* _Challenge_
Could you retype the lines below, starting at the line holding "Rebuild this chart" and stopping at the line holding "const yMinor = [5, 15, 25, 35, 45, 55];", inclusive? Copy them exactly and drop the images.

* _Records provided_
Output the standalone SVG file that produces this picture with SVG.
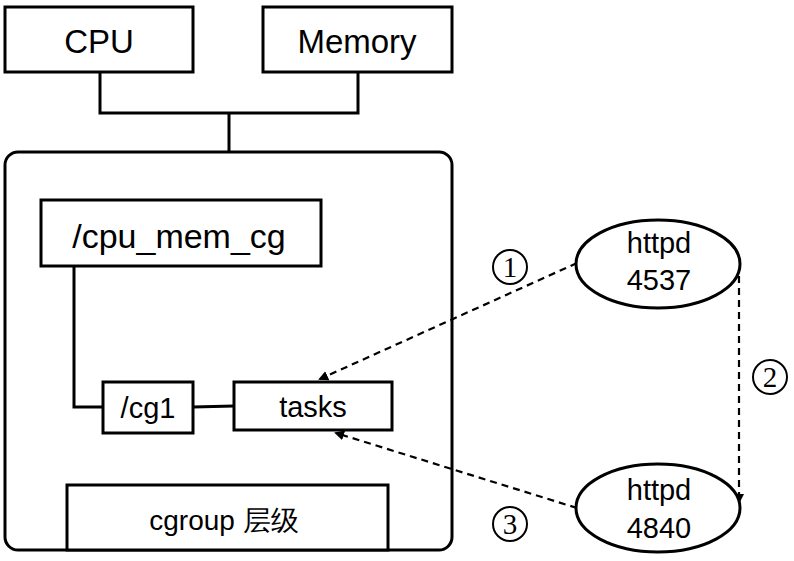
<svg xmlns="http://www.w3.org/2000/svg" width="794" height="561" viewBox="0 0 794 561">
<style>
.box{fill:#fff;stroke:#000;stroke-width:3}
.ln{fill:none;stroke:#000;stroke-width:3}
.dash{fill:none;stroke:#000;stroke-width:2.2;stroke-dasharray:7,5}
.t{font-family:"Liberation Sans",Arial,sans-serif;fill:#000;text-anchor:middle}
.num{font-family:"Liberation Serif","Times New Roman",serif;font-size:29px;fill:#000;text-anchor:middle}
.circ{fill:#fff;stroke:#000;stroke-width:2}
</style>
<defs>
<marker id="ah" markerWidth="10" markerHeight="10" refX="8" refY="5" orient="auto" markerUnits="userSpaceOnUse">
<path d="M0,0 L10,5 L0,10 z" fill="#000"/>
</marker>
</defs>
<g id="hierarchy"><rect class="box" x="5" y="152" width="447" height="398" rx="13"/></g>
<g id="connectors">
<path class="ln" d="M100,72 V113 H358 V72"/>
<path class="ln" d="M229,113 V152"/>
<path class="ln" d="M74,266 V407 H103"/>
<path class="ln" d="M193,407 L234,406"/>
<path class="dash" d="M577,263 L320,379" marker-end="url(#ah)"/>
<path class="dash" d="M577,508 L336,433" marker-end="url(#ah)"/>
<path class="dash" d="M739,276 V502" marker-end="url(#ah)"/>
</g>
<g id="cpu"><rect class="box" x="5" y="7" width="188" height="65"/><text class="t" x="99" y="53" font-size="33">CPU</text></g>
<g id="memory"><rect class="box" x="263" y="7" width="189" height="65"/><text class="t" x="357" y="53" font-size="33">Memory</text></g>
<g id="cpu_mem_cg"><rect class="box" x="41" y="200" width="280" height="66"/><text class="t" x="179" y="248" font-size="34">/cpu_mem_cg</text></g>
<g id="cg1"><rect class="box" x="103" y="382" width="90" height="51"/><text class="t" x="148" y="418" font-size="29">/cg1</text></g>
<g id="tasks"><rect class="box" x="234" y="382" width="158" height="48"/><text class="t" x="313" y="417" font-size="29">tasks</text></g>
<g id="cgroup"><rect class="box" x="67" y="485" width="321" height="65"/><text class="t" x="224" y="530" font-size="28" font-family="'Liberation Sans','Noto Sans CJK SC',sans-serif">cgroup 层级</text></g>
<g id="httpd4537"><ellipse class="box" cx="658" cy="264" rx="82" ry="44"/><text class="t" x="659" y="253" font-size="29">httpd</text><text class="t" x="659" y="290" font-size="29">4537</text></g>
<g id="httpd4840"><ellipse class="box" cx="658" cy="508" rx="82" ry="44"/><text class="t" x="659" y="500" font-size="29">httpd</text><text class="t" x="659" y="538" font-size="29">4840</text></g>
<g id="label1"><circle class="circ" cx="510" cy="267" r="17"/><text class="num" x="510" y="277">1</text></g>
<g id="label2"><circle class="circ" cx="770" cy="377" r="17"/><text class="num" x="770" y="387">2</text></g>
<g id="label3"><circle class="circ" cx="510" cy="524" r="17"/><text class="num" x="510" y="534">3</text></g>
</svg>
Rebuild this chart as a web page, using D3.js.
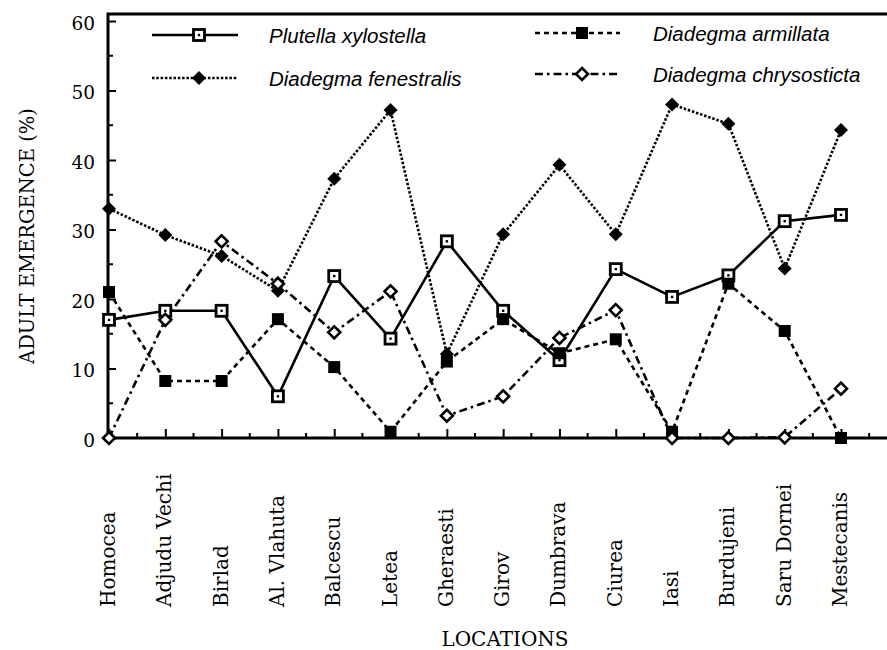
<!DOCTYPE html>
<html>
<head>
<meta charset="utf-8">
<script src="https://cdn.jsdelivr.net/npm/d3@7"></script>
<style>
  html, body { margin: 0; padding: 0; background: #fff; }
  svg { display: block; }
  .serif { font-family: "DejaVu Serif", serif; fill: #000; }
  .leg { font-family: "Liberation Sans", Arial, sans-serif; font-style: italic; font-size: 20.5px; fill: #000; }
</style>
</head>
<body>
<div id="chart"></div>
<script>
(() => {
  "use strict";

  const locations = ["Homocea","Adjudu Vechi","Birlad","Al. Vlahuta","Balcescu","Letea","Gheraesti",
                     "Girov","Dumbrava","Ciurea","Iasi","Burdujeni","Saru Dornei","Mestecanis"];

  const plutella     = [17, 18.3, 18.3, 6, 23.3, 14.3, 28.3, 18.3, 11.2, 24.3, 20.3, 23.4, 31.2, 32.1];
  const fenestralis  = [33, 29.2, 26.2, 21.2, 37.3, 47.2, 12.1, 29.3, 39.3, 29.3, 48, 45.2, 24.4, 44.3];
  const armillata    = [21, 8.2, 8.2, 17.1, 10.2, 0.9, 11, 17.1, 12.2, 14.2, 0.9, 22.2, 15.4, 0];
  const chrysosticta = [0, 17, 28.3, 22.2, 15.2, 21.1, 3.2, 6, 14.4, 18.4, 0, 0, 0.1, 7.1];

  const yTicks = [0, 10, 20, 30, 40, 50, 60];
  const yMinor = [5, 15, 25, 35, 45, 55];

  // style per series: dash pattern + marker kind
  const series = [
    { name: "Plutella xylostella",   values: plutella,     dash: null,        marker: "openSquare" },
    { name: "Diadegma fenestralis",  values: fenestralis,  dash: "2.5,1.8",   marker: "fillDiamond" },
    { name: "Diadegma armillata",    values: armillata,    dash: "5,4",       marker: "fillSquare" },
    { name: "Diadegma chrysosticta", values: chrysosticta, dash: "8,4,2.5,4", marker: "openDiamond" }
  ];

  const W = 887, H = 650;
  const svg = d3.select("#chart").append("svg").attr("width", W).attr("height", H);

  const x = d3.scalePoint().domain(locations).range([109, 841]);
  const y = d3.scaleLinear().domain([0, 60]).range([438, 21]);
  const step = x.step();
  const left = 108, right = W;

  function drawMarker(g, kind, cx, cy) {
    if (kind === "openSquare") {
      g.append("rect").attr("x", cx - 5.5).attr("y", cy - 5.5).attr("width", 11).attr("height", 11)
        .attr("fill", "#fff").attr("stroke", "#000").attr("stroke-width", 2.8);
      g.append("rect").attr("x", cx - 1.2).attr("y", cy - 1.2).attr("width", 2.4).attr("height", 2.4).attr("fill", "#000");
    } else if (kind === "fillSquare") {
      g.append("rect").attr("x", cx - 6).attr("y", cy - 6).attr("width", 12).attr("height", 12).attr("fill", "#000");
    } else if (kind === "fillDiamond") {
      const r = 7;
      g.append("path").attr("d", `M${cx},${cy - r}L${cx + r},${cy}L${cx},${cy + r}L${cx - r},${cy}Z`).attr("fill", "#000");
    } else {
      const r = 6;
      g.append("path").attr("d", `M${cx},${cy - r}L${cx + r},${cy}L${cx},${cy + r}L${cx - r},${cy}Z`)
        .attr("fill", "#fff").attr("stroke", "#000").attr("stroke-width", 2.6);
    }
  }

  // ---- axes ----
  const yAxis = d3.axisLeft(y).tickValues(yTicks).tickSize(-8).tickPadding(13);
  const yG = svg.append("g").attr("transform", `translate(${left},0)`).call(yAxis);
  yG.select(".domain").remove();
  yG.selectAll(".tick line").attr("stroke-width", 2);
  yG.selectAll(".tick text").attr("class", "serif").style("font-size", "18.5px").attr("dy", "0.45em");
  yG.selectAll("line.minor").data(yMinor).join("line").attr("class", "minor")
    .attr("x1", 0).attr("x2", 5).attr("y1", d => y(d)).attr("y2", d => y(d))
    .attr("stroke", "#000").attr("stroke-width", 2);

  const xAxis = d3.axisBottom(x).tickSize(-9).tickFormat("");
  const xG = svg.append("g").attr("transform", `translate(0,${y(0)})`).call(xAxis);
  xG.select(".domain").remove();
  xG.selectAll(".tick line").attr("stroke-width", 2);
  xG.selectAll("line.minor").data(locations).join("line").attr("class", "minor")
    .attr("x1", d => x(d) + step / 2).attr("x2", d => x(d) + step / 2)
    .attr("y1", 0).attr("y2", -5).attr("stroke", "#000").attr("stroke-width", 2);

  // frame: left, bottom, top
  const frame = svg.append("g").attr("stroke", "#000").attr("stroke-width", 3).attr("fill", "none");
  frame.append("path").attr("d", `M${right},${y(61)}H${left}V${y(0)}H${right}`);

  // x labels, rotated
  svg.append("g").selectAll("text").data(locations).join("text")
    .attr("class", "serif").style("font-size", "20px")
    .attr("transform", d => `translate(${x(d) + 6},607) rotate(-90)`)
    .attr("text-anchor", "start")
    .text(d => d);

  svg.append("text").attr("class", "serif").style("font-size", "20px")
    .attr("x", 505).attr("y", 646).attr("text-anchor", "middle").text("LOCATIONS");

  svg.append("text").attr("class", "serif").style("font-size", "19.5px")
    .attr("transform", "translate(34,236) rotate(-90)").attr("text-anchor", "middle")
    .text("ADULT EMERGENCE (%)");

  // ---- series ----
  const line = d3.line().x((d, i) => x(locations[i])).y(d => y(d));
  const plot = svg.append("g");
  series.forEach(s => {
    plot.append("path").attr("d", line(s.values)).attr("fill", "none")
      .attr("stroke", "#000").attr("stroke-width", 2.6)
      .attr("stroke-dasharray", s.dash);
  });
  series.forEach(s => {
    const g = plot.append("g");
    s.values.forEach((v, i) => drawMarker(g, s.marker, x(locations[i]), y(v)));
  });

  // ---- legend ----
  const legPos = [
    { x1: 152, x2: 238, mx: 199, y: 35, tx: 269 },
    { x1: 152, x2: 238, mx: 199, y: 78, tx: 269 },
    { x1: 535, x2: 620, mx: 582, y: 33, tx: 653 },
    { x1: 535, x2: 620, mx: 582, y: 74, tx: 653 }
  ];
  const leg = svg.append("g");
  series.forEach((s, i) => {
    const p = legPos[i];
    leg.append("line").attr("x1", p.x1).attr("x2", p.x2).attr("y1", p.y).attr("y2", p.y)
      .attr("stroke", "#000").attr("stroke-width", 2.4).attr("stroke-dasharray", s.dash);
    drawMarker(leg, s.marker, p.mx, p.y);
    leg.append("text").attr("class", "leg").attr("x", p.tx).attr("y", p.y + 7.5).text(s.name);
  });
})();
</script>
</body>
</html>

* _Response_
Rebuild this chart as a web page, using D3.js.
<!DOCTYPE html>
<html>
<head>
<meta charset="utf-8">
<script src="https://cdn.jsdelivr.net/npm/d3@7"></script>
<style>
  html, body { margin: 0; padding: 0; background: #fff; }
  svg { display: block; }
  .serif { font-family: "DejaVu Serif", serif; fill: #000; }
  .leg { font-family: "Liberation Sans", Arial, sans-serif; font-style: italic; font-size: 20.5px; fill: #000; }
</style>
</head>
<body>
<div id="chart"></div>
<script>
(() => {
  "use strict";

  const locations = ["Homocea","Adjudu Vechi","Birlad","Al. Vlahuta","Balcescu","Letea","Gheraesti",
                     "Girov","Dumbrava","Ciurea","Iasi","Burdujeni","Saru Dornei","Mestecanis"];

  const plutella     = [17, 18.3, 18.3, 6, 23.3, 14.3, 28.3, 18.3, 11.2, 24.3, 20.3, 23.4, 31.2, 32.1];
  const fenestralis  = [33, 29.2, 26.2, 21.2, 37.3, 47.2, 12.1, 29.3, 39.3, 29.3, 48, 45.2, 24.4, 44.3];
  const armillata    = [21, 8.2, 8.2, 17.1, 10.2, 0.9, 11, 17.1, 12.2, 14.2, 0.9, 22.2, 15.4, 0];
  const chrysosticta = [0, 17, 28.3, 22.2, 15.2, 21.1, 3.2, 6, 14.4, 18.4, 0, 0, 0.1, 7.1];

  const yTicks = [0, 10, 20, 30, 40, 50, 60];
  const yMinor = [5, 15, 25, 35, 45, 55];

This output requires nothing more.